Fourteen-year-old Cyra stands in front of a small crowd consisting of mothers and children. She starts to read a Bible verse nervously.
When she finishes the verse, she closes the Bible and shares her reflection.
“You should not worry about your tomorrow, because God has a promise and He never fails,” she begins. After sharing her first statement, her face lights up. It is as if her nervousness has disappeared in an instant.
“That was my first time sharing in front of our support group,” says Cyra, a Grade 8 student in the Philippines.
Cyra and her mother, Geraldine, started a support group when the COVID-19 pandemic began, where they could read Bible verses and share their reflections together.
Their group now consists of around 20 mothers and children who meet once a week.
“My mother formed this group to help the youth have an avenue to learn the Bible and be productive,” she says.
When Cyra was younger, she would tag along with her mother and grandmother when they went to church, but she didn’t have a personal relationship with God.
It was in her support group that she developed a deeper faith and connection with Him.
“My knowledge of God and His promises widened and I always feel His grace everywhere I go. For me, it is easier to face challenges in life when you know that God is always with you,” she says.
Cyra started sharing her reflections with her friends online. Eventually, she decided to make her sharing public, so she could reach out to more people.
Beyond the care group
After a care group session, Cyra shares her learnings and reflections on her social media accounts.
“I post the Bible verses that we reflect upon on my Facebook page and on My Day. My posts are viewed by an average of 100 Facebook friends."
Cyra wants to reach more people beyond her care group. “Jeremiah 29:11 is my favourite verse,” she explains.
“To my fellow teens and children who are having a hard time during the pandemic, know that everything has a purpose. After you overcome the challenges that you are going through, you will be stronger and more resilient,” she continues.

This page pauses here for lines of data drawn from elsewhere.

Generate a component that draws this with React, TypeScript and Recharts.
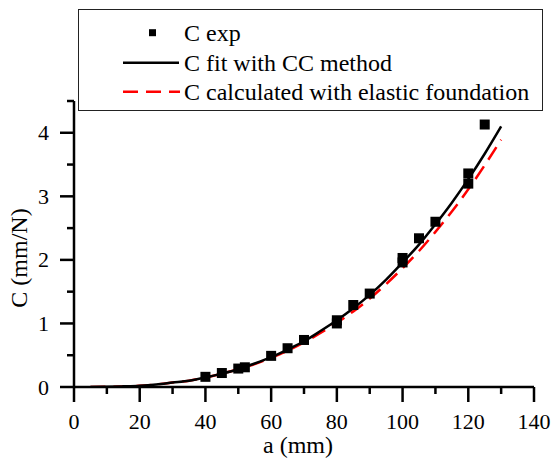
import React from 'react';
import { ComposedChart, Line, Scatter, XAxis, YAxis, Legend, Label } from 'recharts';

// Experimental points
const expA = [40, 45, 50, 52, 60, 65, 70, 80, 80, 85, 90, 100, 100, 105, 110, 120, 120, 125];
const expC = [0.16, 0.22, 0.29, 0.31, 0.49, 0.61, 0.74, 1.0, 1.05, 1.29, 1.47, 1.96, 2.03, 2.34, 2.6, 3.2, 3.36, 4.13];

// Curves
const curveA = [5, 10, 15, 20, 25, 30, 35, 40, 45, 50, 55, 60, 65, 70, 75, 80, 85, 90, 95, 100, 105, 110, 115, 120, 125, 130];
const fitC = [0.0, 0.003, 0.01, 0.02, 0.04, 0.07, 0.1, 0.15, 0.21, 0.28, 0.37, 0.47, 0.59, 0.72, 0.88, 1.05, 1.24, 1.45, 1.69, 1.96, 2.24, 2.56, 2.9, 3.27, 3.67, 4.1];
const calcC = [0.0, 0.003, 0.01, 0.02, 0.04, 0.07, 0.1, 0.15, 0.21, 0.28, 0.36, 0.46, 0.57, 0.7, 0.85, 1.01, 1.19, 1.39, 1.62, 1.87, 2.14, 2.44, 2.76, 3.11, 3.49, 3.89];

const xTicks = [0, 10, 20, 30, 40, 50, 60, 70, 80, 90, 100, 110, 120, 130, 140];
const yTicks = [0, 0.5, 1, 1.5, 2, 2.5, 3, 3.5, 4, 4.5];

const legendNames = ['C exp', 'C fit with CC method', 'C calculated with elastic foundation'];

const expData = expA.map((a, i) => ({ a, C: expC[i] }));
const fitData = curveA.map((a, i) => ({ a, C: fitC[i] }));
const calcData = curveA.map((a, i) => ({ a, C: calcC[i] }));

const FONT = "'Times New Roman', 'Liberation Serif', Tinos, 'DejaVu Serif', serif";
const txt = (size: number): React.CSSProperties => ({ fontFamily: FONT, fontSize: size });

const XTick = (props: any) => {
  const { x, y, payload } = props;
  const major = payload.value % 20 === 0;
  return (
    <g>
      <line x1={x} x2={x} y1={y} y2={y + (major ? 15 : 7)} stroke="#000" strokeWidth={2.5} />
      {major && (
        <text x={x} y={y + 42} textAnchor="middle" style={txt(22)} fill="#000">
          {payload.value}
        </text>
      )}
    </g>
  );
};

const YTick = (props: any) => {
  const { x, y, payload } = props;
  const major = Number.isInteger(payload.value);
  return (
    <g>
      <line x1={x - (major ? 14 : 7)} x2={x} y1={y} y2={y} stroke="#000" strokeWidth={2.5} />
      {major && (
        <text x={x - 25} y={y + 7.5} textAnchor="end" style={txt(22)} fill="#000">
          {payload.value}
        </text>
      )}
    </g>
  );
};

const SquareDot = (props: any) => {
  const { cx, cy } = props;
  return <rect x={cx - 5} y={cy - 5} width={10} height={10} fill="#000" />;
};

const LegendBox = () => {
  const rows = [22.7, 52.7, 81.7];
  return (
    <div style={{ width: 465, height: 102, boxSizing: 'border-box', border: '1.5px solid #222', background: '#fff' }}>
      <svg width={462} height={99} style={{ display: 'block' }}>
        <rect x={70} y={rows[0] - 3.5} width={7} height={7} fill="#000" />
        <line x1={44} x2={100} y1={rows[1]} y2={rows[1]} stroke="#000" strokeWidth={2.5} />
        <line x1={44} x2={101} y1={rows[2]} y2={rows[2]} stroke="#ff0000" strokeWidth={2.5} strokeDasharray="15 8" />
        {legendNames.map((n, i) => (
          <text key={n} x={105} y={rows[i] + 8} style={txt(24)} fill="#000">
            {n}
          </text>
        ))}
      </svg>
    </div>
  );
};

export default function App() {
  return (
    <div style={{ position: 'absolute', left: 0, top: 0, fontFamily: FONT }}>
      <ComposedChart width={554} height={462} margin={{ top: 101, right: 20, left: 0, bottom: 0 }}>
        <XAxis
          dataKey="a"
          type="number"
          domain={[0, 140]}
          ticks={xTicks}
          interval={0}
          height={75}
          tickSize={0}
          tickMargin={0}
          tickLine={false}
          tick={<XTick />}
          axisLine={{ stroke: '#000', strokeWidth: 2.5 }}
          allowDataOverflow
        >
          <Label
            content={() => (
              <text x={298} y={453} textAnchor="middle" style={txt(24)} fill="#000">
                a (mm)
              </text>
            )}
          />
        </XAxis>
        <YAxis
          dataKey="C"
          type="number"
          domain={[0, 4.5]}
          ticks={yTicks}
          interval={0}
          width={74}
          tickSize={0}
          tickMargin={0}
          tickLine={false}
          tick={<YTick />}
          axisLine={{ stroke: '#000', strokeWidth: 2.5 }}
          allowDataOverflow
        >
          <Label
            content={() => (
              <text x={27} y={258} transform="rotate(-90, 27, 258)" textAnchor="middle" style={txt(24)} fill="#000">
                C (mm/N)
              </text>
            )}
          />
        </YAxis>
        <Legend
          layout="vertical"
          align="center"
          verticalAlign="middle"
          content={() => <LegendBox />}
          wrapperStyle={{ position: 'absolute', left: 78, top: 9, width: 465, height: 102 }}
        />
        <Line data={calcData} dataKey="C" type="monotone" stroke="#ff0000" strokeWidth={2.5} strokeDasharray="15 8" dot={false} isAnimationActive={false} name={legendNames[2]} />
        <Line data={fitData} dataKey="C" type="monotone" stroke="#000" strokeWidth={2.5} dot={false} isAnimationActive={false} name={legendNames[1]} />
        <Scatter data={expData} dataKey="C" shape={<SquareDot />} isAnimationActive={false} name={legendNames[0]} />
      </ComposedChart>
    </div>
  );
}
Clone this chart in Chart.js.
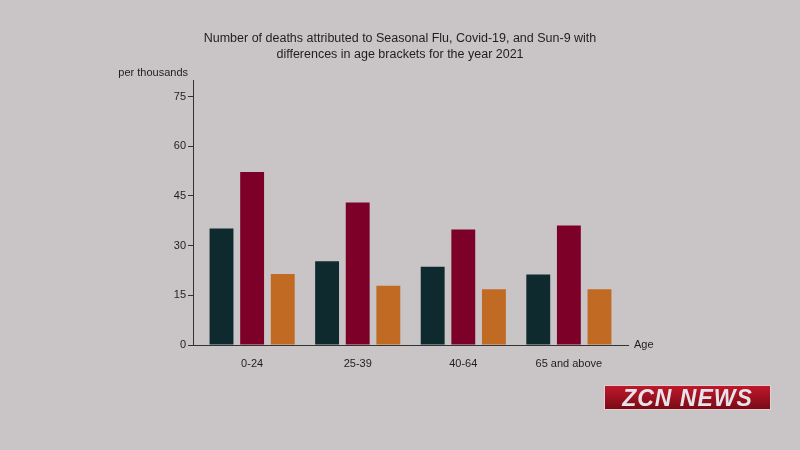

Since the lockdown periods started in the Philippines in March 2020, children ;were not allowed to go outside. Physical classes also went online, while interacting with friends was done through social media.
With this set-up, children evidently spend more time. They are also more exposed with the many dangers that are lurking in the internet, such as cyber bullying and Online Sexual Exploitation of Children (OSEC.
OSEC, which involves the production, possession, and distribution of child sexual abuse materials ;has significantly increased in the Philippines.
A 2020 study conducted by the International Justice Mission (IJM), which combats violence against children in the Philippines, showed that the prevalence rate of internet-based child sexual exploitation in the Philippines has more than tripled in a span of three years, from 43 internet sites used for child sexual exploitation in 2014, to 149 in 2017.
World Vision's support
World Vision Philippines supports Cyra’s community through child sponsorship. As a sponsored child, the teenager received school supplies and other gifts from her sponsor. She also participated in many character-building workshops.
“We call on the parents and caregivers to safeguard their children from online harm. Teaching their kids about online safety and encouraging them to reach out whenever they feel uncomfortable can go a long way,” says Rommel Fuerte, World Vision Philippines National Director.